#### DATA PROVIDED

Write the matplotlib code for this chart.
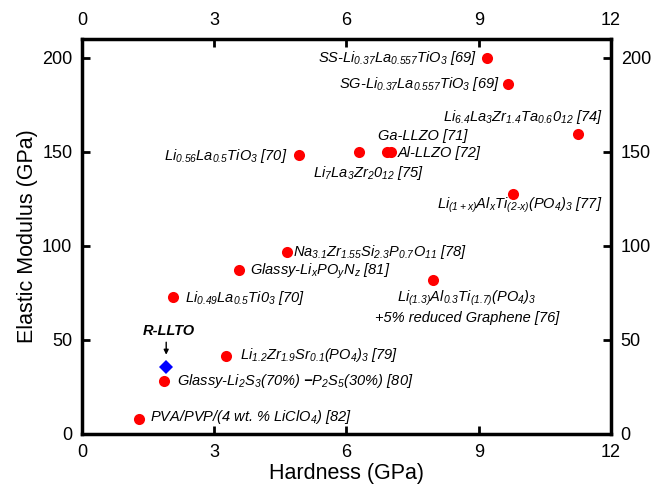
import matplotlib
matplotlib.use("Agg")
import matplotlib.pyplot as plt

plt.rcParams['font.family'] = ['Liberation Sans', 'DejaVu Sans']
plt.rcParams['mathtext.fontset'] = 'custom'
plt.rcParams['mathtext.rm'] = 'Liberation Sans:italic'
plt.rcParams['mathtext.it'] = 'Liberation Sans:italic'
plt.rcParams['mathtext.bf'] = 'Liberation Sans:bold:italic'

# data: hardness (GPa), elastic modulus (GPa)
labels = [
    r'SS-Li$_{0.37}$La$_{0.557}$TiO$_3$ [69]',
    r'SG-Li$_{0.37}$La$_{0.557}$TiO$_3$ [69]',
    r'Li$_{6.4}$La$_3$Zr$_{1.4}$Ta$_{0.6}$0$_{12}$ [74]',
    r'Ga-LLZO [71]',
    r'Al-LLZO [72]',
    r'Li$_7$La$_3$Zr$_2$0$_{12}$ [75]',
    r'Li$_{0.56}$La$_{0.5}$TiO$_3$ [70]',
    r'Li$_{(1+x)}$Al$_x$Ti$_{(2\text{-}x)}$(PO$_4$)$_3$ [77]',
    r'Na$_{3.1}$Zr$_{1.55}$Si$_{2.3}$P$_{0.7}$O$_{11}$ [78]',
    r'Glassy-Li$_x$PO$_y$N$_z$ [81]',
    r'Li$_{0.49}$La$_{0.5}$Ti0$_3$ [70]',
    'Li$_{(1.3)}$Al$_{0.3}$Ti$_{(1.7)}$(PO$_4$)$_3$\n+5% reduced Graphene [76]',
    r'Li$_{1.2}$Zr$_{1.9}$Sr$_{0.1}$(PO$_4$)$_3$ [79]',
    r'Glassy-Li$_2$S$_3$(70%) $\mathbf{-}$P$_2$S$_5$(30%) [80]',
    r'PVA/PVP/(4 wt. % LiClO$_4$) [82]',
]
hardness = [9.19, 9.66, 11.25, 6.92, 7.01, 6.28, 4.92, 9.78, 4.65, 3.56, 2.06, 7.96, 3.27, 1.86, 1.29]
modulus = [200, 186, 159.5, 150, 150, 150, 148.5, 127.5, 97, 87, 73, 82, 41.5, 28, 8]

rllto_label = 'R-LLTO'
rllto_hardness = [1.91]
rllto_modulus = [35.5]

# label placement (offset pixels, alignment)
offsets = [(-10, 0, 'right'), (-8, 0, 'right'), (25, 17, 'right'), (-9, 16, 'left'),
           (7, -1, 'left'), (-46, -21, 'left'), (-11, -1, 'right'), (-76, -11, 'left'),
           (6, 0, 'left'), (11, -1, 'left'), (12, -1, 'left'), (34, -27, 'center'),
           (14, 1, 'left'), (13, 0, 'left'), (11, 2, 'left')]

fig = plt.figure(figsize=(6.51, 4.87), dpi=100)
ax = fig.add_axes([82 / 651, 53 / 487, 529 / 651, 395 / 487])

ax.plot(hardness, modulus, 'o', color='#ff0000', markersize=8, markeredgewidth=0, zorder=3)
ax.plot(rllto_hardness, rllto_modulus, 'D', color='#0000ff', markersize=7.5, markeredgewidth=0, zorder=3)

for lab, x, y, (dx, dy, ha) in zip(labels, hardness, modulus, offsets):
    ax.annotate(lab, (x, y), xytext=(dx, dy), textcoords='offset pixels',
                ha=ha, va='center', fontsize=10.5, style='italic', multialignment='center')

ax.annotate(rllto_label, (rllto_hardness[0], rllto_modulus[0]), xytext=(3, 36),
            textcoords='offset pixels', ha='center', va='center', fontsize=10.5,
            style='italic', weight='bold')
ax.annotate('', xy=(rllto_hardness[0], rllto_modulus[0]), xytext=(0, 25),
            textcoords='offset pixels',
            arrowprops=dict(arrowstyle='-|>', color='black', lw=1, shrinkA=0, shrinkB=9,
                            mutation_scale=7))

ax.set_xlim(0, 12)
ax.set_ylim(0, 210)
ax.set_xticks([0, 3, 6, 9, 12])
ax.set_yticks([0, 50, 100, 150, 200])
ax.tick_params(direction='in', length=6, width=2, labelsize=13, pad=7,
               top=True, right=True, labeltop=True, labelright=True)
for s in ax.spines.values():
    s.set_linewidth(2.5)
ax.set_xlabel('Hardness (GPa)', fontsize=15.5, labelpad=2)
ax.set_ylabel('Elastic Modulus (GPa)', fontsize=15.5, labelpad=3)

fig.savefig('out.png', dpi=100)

########
#### DATA PROVIDED

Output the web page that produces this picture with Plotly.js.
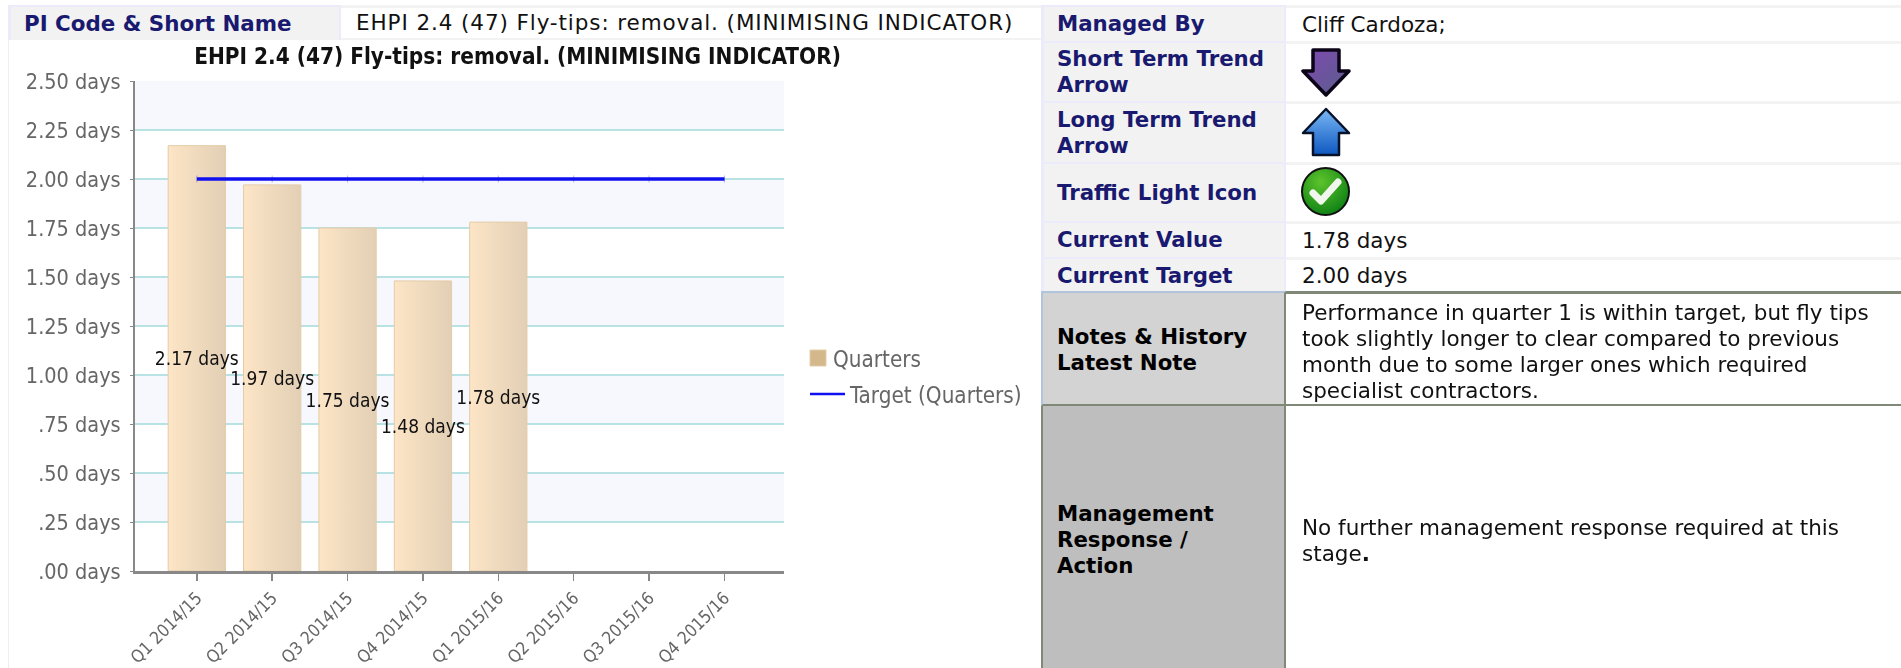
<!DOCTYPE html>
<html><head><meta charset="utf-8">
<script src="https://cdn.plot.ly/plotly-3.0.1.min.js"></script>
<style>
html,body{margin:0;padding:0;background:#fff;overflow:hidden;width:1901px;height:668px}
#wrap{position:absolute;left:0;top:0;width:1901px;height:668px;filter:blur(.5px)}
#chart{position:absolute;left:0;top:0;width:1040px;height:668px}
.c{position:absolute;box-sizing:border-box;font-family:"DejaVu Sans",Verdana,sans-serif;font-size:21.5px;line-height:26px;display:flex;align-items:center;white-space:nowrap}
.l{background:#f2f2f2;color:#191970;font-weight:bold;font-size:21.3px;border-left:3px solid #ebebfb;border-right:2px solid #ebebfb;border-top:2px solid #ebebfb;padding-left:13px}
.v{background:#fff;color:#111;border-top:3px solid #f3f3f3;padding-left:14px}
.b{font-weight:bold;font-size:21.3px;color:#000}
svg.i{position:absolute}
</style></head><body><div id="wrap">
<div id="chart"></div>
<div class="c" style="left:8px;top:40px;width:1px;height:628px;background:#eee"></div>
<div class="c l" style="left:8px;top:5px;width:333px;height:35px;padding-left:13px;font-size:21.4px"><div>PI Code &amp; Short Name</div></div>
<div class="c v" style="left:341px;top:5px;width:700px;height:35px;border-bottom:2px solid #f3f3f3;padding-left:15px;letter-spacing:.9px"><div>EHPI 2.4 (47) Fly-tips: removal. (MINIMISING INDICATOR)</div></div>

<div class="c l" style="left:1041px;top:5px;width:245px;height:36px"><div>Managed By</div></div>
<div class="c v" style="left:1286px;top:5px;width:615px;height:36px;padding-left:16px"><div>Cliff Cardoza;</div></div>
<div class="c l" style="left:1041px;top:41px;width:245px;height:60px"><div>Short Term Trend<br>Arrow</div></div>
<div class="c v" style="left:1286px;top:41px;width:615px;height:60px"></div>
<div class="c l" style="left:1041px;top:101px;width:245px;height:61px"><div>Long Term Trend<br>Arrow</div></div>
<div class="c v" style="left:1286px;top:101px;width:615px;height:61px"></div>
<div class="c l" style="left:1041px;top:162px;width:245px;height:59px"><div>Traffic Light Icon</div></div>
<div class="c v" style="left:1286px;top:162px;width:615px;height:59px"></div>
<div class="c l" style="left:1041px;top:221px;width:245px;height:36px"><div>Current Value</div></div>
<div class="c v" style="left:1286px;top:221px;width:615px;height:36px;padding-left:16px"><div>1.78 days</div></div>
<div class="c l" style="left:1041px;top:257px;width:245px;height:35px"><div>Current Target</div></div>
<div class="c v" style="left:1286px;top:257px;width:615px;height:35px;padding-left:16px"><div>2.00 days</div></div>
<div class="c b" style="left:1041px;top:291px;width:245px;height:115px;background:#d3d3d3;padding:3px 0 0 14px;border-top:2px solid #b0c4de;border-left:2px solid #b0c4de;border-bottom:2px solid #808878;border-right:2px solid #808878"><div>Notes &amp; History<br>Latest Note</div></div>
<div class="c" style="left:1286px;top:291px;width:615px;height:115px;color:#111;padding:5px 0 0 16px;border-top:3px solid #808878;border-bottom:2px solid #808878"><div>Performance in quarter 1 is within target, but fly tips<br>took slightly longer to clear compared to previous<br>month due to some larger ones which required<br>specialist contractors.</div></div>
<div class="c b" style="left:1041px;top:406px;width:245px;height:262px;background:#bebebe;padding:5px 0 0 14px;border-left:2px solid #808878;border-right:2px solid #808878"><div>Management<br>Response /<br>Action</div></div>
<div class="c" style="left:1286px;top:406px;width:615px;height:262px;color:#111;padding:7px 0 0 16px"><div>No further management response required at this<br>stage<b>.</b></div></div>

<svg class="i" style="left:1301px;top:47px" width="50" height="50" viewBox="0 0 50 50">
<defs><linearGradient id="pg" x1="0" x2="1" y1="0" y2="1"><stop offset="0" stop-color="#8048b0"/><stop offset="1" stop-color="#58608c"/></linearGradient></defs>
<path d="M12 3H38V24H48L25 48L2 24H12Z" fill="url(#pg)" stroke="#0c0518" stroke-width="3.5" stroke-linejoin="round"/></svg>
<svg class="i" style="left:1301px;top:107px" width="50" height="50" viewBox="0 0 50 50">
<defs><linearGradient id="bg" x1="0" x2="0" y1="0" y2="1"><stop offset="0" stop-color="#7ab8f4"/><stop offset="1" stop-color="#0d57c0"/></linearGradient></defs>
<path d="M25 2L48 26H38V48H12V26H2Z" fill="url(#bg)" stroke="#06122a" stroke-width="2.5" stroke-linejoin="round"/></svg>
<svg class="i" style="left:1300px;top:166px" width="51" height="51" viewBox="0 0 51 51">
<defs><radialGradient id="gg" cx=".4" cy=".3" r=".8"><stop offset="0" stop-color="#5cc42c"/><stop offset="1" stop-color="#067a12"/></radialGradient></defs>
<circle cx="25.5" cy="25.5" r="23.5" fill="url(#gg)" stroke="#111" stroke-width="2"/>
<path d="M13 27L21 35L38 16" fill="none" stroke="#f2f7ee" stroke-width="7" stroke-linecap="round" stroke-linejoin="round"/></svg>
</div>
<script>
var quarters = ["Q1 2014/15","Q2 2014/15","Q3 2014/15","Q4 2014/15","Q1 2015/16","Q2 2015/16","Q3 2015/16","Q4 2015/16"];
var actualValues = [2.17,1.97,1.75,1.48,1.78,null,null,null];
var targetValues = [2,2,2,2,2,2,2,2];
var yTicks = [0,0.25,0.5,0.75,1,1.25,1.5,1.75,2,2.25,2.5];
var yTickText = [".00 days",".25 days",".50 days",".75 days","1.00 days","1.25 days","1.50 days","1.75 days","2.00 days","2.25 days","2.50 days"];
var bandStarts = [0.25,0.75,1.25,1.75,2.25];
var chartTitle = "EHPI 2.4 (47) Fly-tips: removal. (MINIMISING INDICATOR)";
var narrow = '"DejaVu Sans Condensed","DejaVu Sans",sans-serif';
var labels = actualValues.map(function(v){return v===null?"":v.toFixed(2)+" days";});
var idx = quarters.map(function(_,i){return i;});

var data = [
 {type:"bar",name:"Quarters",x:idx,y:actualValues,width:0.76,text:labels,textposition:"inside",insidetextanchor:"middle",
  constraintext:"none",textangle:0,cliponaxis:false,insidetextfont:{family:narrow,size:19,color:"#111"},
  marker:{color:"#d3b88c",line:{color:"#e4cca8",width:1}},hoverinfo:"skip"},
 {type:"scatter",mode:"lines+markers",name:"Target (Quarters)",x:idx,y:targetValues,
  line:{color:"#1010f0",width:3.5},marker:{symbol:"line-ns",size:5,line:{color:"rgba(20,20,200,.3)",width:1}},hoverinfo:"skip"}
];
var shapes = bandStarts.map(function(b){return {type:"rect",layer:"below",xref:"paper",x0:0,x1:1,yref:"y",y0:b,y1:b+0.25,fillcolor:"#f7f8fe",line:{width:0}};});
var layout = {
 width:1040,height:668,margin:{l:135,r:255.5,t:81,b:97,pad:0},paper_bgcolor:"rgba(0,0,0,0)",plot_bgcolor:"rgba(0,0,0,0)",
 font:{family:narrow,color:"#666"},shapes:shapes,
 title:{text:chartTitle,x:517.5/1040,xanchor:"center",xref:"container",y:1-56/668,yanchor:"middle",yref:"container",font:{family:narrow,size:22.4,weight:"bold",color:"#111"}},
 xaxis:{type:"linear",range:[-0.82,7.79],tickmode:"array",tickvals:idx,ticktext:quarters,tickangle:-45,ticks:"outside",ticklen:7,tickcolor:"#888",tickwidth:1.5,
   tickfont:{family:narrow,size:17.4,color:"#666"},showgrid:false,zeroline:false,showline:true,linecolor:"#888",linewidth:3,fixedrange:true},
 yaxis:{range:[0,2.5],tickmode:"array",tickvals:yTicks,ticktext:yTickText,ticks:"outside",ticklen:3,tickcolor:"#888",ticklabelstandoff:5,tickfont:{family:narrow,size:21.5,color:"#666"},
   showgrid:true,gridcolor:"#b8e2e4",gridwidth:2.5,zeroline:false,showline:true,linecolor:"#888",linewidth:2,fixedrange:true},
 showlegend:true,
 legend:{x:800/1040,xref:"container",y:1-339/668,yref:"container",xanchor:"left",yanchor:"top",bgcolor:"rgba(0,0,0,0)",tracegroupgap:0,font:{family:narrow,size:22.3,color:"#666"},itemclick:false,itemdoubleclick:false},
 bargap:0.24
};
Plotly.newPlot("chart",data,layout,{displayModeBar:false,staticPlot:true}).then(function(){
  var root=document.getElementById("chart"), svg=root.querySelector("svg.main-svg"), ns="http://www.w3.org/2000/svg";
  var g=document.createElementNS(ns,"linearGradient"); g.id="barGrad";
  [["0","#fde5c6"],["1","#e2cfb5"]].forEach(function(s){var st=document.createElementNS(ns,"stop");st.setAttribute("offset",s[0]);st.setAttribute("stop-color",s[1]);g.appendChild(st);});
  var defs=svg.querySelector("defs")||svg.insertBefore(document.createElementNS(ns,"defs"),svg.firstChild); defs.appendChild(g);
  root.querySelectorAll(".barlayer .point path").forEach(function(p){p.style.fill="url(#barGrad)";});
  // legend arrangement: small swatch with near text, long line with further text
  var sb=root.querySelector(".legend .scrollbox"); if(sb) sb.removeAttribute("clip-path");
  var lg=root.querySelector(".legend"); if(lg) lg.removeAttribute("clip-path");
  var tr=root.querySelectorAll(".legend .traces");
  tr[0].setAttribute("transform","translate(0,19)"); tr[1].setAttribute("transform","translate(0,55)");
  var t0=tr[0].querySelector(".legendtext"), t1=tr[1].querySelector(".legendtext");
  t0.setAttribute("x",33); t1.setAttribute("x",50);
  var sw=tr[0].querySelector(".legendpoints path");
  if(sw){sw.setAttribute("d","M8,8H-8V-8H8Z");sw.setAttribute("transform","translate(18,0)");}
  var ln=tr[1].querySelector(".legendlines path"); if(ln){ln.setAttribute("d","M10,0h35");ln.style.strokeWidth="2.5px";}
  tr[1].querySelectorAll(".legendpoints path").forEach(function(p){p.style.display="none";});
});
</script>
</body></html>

########
#### DATA PROVIDED

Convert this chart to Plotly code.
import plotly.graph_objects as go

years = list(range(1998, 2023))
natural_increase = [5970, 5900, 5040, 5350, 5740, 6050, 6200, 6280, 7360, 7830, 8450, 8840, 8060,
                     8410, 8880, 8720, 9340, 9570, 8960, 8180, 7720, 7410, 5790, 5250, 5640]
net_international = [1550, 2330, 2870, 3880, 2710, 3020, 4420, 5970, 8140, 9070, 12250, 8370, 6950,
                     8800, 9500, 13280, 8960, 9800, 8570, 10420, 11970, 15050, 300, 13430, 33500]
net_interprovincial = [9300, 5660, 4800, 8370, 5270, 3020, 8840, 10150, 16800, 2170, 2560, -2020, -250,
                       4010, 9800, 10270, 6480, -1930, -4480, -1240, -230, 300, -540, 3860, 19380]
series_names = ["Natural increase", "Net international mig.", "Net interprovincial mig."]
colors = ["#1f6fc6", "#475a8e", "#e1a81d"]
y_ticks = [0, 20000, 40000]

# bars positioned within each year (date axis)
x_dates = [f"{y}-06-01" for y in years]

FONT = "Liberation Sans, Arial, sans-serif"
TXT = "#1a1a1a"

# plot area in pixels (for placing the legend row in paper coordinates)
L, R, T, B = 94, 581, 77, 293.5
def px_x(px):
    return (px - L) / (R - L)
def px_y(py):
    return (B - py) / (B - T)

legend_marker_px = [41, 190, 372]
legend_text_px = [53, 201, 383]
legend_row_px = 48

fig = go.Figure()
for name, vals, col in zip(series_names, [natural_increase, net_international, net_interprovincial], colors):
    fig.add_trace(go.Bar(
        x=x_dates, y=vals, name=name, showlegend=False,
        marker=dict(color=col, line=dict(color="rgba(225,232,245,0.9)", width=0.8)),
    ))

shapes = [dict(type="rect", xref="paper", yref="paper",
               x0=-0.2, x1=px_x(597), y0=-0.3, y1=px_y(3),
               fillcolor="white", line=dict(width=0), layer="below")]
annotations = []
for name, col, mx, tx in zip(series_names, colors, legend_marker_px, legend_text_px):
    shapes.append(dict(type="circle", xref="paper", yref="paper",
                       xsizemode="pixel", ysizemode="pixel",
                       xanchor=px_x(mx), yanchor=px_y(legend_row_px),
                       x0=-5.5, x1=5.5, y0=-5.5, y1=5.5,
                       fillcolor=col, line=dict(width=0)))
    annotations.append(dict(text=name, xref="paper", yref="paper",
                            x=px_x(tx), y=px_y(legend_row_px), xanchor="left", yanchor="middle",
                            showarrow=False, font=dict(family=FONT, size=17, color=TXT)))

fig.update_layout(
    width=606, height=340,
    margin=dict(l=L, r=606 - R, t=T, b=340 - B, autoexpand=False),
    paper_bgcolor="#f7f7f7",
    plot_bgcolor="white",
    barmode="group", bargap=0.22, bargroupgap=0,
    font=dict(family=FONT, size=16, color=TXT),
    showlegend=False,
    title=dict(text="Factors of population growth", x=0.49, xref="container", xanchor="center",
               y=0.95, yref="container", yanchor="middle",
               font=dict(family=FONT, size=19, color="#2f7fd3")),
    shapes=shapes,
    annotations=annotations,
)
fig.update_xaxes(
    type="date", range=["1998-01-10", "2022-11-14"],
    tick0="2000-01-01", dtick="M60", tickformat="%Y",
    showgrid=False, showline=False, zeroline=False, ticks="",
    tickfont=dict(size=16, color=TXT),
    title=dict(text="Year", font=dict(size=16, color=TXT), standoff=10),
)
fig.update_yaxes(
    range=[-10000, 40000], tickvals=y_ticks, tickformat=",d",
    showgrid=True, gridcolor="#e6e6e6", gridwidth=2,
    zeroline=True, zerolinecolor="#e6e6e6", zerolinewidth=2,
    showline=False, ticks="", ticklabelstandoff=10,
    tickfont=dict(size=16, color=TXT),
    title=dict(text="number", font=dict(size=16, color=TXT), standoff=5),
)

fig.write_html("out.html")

########

Copy out every line in the entries above that holds "matplotlib".

Write the matplotlib code for this chart.
import matplotlib
matplotlib.use("Agg")
import matplotlib.pyplot as plt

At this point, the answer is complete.